PAAB: The city’s Public Arts Advisory Board (PAAB) has voted to finance two projects. The first is a joint venture with public television station KPBS-TV to produce a pilot for “The San Diego Arts Awakening,” a 30-minute documentary series on the arts in San Diego. The PAAB approved $27,658 for the series, to be matched by KPBS. In addition, the board approved a request by the Combined Organization for Visual Artists for $7,041 to create a slide registry to inventory the work of all San Diego artists. To carry out all this funding, the PAAB will have to go to the city’s Public Services and Safety Committee later this month. The committee supervises the $140,000 in transient occupancy taxes that have been set aside for the PAAB.

MISHA: An agreement seems close in the wrangle between promoters Fahn and Silva Presents and the San Diego Arts Foundation. Fahn and Silva had booked ballet superstar Mikhail Baryshnikov’s solo tour for July 4 at the Open Air Theatre of San Diego State University. But the Arts Foundation has booked the American Ballet Theater, which Baryshnikov directs, for a March, 1986, engagement at Spreckels Theater.

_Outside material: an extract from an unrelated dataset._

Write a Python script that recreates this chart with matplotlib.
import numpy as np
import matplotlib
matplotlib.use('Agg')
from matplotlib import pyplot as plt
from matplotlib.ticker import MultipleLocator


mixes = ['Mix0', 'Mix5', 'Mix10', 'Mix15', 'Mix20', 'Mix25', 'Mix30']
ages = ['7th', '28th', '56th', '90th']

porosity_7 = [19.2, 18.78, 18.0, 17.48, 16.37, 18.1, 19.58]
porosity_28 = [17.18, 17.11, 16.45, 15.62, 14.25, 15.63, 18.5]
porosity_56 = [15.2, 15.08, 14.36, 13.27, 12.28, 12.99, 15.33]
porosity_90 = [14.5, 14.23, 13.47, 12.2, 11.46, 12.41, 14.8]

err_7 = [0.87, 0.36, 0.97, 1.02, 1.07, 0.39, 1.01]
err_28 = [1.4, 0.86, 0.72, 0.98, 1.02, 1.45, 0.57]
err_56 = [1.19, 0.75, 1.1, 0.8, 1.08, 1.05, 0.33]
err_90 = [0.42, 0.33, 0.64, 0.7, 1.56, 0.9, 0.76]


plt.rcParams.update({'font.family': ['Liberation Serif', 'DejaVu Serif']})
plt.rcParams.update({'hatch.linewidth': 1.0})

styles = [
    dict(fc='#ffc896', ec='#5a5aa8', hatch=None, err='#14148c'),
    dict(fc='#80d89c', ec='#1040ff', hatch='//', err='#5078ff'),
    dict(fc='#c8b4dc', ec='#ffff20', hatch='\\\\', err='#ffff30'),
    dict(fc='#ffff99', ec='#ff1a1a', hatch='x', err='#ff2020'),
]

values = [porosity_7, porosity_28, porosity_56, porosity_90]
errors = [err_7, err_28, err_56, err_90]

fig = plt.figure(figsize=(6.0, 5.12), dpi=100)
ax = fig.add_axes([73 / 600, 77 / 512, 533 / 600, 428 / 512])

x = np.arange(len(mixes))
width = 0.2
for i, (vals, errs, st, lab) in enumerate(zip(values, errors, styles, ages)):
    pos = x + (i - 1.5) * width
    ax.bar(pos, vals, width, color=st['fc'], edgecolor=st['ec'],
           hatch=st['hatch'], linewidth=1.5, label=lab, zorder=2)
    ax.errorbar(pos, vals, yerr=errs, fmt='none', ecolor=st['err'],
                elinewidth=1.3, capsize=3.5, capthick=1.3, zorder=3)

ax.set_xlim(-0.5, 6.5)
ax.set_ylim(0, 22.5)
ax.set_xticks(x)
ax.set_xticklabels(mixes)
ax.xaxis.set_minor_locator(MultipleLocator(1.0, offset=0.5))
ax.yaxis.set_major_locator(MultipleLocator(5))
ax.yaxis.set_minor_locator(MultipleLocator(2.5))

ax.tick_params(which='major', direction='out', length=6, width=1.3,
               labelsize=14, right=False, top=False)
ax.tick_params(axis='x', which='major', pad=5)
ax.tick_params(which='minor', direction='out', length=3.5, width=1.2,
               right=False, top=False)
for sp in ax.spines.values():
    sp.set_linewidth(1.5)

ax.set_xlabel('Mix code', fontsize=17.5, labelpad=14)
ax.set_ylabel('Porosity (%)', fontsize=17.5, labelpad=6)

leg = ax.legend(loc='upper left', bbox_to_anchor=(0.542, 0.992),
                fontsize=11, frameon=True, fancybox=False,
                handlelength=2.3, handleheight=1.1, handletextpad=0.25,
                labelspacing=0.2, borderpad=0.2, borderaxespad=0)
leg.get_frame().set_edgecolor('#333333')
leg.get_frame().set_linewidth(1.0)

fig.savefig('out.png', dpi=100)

Because Baryshnikov has an agreement with the American Ballet Theater not to bring his solo show to cities in which the ABT will also perform, the Arts Foundation has the option of preventing Baryshnikov from dancing for Fahn and Silva. The Arts Foundation has slated the Joffrey Ballet at the Civic Theatre for the week prior to the July 4 Baryshnikov date, and it doesn’t fancy having its Joffrey sales suffer as a result of the July 4 show. According to Arts Foundation executive producer Suzanne Townsend, a joint sponsorship of the Baryshnikov show with Fahn and Silva is now possible. It could be announced Thursday.

ARTBEATS: Master flutist James Galway is set to perform at the San Diego Symphony Orchestra’s Symphony Hall gala on Nov. 2, inaugurating the Fox Theatre as the orchestra’s new home. Galway will be joined by other stars, to be announced . . . Tickets to the Aug. 1 Civic Theatre concert featuring the Boston Pops Esplanade Orchestra, conducted by John Williams, go on sale today. Call the San Diego Symphony Orchestra for more information . . . Opening Friday at the Guild Theater is John Sayle’s latest film, “The Brother From Another Planet.” Coming May 29 (for three days) to the Ken Cinema is Bill (“Local Hero”) Forsythe’s new film, “Comfort and Joy.”